Sailing Proud

Hello Sailor! book cover

Sailing Proud is an initiative looking at the history of gay seafarers and the homosexual experience at sea. It has developed out of the book 'Hello Sailor!' by Dr Jo Stanley and Dr Paul Baker, and our subsequent touring exhibition of the same name. Sailing Proud aims to promote further research of this subject.

The Maritime Archives and Library are setting up the Sailing Proud archive. This will include oral histories by ex-seafarers and related material produced during the development of the exhibition. The ultimate aim is to make this material available to the public.

homotopia logo

Events

Through the initiative we continue to organise events and activities. To coincide with this year's Homotopia Festival, 1-30 November 2009, we hosted a lecture about the history of Polari:

Lau your Luppers on the Strillers Bona

The rise and fall of Polari - the secret language of gay men

Saturday 7 November 2009, 2pm in the Life at Sea gallery at Merseyside Maritime Museum

Polari was a secret spoken language developed from a wide range of sources, and used by British gay men (and other social groups) across the 20th century, as a way of expressing gay identities in a climate of repression and hostility. It was popularised by the 1960s Radio series Round the Horne, which featured two camp characters who sprinkled their talk with Polari words and phrases, and was also used by entertainers and men who worked on cruise ships.
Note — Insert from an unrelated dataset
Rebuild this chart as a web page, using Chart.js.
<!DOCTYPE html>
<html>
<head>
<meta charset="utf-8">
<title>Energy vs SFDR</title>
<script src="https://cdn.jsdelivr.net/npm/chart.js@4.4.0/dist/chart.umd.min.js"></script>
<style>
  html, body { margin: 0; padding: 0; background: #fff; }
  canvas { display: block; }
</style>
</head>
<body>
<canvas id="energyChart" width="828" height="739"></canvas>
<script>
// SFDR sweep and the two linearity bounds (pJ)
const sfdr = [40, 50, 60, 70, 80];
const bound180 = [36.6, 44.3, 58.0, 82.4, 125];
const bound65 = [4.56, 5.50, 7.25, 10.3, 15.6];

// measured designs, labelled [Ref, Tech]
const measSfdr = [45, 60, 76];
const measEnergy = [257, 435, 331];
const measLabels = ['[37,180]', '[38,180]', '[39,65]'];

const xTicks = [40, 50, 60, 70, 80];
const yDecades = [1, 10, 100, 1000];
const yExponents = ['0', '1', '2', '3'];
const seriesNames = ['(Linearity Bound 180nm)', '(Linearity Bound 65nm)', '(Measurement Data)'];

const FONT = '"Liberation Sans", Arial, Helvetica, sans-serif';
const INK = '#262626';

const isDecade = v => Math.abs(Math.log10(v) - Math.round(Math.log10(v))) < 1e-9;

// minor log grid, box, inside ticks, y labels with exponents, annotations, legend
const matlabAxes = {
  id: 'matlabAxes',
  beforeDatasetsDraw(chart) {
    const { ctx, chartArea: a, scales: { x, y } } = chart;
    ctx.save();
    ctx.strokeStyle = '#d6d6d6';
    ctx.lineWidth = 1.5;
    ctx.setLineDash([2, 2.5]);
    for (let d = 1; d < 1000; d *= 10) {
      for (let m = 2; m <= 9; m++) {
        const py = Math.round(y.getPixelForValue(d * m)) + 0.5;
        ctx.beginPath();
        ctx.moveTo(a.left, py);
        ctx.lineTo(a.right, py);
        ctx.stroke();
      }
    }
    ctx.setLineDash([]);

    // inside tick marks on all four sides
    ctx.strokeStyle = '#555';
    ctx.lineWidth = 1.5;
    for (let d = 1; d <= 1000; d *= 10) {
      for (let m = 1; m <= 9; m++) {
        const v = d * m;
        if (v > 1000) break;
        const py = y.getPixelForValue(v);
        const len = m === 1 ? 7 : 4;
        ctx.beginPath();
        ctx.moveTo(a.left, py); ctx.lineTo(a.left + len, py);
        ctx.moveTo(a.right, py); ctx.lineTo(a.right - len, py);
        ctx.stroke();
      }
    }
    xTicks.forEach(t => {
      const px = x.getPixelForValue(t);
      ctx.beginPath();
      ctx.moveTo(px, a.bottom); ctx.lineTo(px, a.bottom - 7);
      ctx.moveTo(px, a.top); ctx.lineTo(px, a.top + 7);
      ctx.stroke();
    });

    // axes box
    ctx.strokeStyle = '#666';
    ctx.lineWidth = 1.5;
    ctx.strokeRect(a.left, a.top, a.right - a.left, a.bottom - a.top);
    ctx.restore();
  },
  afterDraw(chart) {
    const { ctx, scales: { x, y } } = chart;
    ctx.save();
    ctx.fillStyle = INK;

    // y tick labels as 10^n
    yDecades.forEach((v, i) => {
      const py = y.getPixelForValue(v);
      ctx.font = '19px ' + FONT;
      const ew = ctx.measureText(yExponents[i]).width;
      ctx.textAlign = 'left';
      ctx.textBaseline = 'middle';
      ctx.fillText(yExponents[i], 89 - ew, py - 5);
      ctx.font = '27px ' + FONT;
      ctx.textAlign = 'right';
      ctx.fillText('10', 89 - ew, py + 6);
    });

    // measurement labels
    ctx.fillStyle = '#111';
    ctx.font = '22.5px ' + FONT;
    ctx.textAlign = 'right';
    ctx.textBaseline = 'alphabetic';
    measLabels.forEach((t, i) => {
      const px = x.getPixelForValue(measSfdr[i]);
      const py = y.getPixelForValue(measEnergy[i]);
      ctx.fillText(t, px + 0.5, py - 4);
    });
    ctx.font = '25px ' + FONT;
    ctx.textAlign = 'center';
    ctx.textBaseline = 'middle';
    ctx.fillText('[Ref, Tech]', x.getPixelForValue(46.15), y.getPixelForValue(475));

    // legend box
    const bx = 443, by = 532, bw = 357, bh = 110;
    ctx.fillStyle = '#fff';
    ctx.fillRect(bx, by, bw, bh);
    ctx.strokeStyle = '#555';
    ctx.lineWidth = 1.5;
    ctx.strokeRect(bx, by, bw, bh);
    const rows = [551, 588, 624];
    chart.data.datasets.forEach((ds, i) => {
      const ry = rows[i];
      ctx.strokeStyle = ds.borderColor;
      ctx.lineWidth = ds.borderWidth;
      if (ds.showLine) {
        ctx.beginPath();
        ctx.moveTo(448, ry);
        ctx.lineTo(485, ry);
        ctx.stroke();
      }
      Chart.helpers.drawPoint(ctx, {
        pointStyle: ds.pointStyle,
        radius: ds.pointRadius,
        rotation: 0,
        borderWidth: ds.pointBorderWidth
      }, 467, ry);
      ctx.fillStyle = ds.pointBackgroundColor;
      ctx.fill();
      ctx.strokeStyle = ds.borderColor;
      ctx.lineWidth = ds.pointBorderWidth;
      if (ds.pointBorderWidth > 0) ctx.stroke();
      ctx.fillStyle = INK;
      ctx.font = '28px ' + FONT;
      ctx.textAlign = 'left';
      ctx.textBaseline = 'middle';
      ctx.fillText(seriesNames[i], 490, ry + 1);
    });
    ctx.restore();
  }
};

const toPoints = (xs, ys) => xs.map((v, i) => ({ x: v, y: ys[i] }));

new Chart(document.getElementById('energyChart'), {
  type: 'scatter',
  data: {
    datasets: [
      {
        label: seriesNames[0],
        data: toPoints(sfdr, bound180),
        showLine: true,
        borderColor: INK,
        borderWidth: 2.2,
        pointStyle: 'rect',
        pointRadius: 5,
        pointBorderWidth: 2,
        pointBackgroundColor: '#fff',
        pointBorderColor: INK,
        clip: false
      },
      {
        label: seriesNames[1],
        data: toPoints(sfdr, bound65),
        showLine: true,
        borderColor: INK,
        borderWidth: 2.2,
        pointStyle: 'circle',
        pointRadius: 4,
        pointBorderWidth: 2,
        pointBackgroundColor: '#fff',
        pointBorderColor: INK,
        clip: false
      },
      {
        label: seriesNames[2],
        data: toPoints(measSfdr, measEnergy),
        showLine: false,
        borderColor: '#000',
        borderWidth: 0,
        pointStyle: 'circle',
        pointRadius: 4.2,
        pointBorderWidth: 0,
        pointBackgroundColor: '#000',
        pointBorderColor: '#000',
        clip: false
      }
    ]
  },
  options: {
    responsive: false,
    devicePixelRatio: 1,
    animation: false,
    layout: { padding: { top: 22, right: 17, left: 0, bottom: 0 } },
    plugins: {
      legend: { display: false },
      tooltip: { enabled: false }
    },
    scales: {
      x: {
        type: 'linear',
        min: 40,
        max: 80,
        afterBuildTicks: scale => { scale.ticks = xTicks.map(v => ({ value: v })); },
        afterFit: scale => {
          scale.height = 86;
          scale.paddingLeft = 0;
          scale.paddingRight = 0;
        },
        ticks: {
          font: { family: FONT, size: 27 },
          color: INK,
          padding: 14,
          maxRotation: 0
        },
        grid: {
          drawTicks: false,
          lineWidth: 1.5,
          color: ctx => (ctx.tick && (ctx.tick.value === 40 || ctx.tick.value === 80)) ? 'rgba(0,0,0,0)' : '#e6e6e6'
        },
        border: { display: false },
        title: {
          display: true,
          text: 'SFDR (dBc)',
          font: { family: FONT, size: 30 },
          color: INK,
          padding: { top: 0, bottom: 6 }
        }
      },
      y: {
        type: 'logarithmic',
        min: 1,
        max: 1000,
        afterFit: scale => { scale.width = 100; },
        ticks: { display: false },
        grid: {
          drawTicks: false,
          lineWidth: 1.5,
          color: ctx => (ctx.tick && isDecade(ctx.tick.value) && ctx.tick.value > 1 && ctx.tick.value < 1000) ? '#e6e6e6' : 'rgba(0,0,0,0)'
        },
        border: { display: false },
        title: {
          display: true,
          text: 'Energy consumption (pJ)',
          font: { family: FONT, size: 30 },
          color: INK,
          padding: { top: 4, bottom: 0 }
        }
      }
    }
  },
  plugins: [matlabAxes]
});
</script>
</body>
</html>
In this free lecture Dr Paul Baker traced Polari's historical origins, the ways that it was used, the reasons why it eventually died out, and considerd whether it will ever come back.

Dr Paul Baker is senior lecturer in linguistics and English language at Lancaster University.

Further information about Polari including a dictionary of key phrases is available on the Hello Sailor! web pages.

Hello Sailor! exhibition

photo of sailors, one dressed in drag

Our Hello Sailor! exhibition is currently on tour at the Tall Ship in Glasgow. It will be back on display in the Life at Sea gallery at Merseyside Maritime Museum from 12 December 2009.